In the United States, if a carrier demanded all this work be done by a content provider, the content provider could simply sign a deal with another carrier that demanded less.
“I’m sure it’s much more difficult,” retorted Seybold. “But if the WAP Forum had spent as much time educating the Internet community as it did pushing the standard, we wouldn’t be in this mess. This was a bunch of technologists whose goal was to move the Internet down wirelessly. None of them thought about how to make it easier and simpler.”
Goldman disagrees. Seybold “has a very shortsighted view of what WAP is. He is seeing WAP as a very static thing as it exists today, not where it will be tomorrow.” However, Goldman admitted the WAP Forum has some improvements to make.
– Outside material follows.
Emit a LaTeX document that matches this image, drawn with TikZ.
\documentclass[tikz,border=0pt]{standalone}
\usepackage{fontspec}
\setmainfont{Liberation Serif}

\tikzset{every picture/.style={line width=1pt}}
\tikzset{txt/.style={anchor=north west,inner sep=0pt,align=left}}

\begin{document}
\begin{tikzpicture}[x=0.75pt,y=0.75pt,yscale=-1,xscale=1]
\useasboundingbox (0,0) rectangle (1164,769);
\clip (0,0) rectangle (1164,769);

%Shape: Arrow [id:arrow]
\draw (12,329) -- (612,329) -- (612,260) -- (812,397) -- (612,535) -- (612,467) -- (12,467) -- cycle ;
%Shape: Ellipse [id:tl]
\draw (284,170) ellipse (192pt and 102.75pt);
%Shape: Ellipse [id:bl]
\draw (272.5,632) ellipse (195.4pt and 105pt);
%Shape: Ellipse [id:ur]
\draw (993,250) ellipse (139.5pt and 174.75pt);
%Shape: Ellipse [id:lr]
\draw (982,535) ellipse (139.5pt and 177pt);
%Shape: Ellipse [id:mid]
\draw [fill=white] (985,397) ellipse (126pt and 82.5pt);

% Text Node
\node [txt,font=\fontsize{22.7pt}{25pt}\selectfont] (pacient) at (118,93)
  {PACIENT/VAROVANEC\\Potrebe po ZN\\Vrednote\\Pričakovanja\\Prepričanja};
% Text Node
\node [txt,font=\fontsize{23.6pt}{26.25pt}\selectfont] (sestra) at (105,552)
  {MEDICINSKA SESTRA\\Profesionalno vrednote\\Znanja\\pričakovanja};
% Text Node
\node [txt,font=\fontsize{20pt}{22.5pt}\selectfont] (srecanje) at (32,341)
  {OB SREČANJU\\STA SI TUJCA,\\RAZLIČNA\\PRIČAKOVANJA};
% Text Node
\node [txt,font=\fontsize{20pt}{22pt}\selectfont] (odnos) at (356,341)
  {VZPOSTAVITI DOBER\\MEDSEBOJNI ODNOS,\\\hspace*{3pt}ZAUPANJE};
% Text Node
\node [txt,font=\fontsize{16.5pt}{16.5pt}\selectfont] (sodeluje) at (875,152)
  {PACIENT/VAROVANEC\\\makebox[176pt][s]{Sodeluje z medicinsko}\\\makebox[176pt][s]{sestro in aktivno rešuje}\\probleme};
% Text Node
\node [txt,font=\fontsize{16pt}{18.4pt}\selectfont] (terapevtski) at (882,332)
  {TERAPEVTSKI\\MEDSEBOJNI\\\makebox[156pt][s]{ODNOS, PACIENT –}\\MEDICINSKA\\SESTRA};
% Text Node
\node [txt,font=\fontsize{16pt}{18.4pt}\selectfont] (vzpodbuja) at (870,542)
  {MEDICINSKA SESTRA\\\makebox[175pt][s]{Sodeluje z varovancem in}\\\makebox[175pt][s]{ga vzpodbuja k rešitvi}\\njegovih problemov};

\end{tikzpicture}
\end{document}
“I would say we could have been and will be doing a better job relating to the developer community,” he conceded. “We’ve not done that well.”
The forum recently fired its public-relations firm and Goldman has scheduled several road shows to visit the developer community and explain WAP abilities directly. He also said the forum will be adding more robust developer-focused features on its Web site.
But carriers have not taken this same approach, something the WAP Forum will never be able to influence, he said.
“When you boil it down, we’re a technical standards organization,” Goldman said. “Legally, we cannot get into telling carriers what we think they ought to do.”
Eventually, iMode and WAP could become complementary technologies. The WAP Forum is working with the World Wide Web Consortium on the next generation
of markup languages, such as XML, which will include support for wireless networks as well as for Web TV and other newer Internet
access standards.
“XML is the future language of the Internet,” Goldman said. “As both move toward complying with XML, we’ll converge.”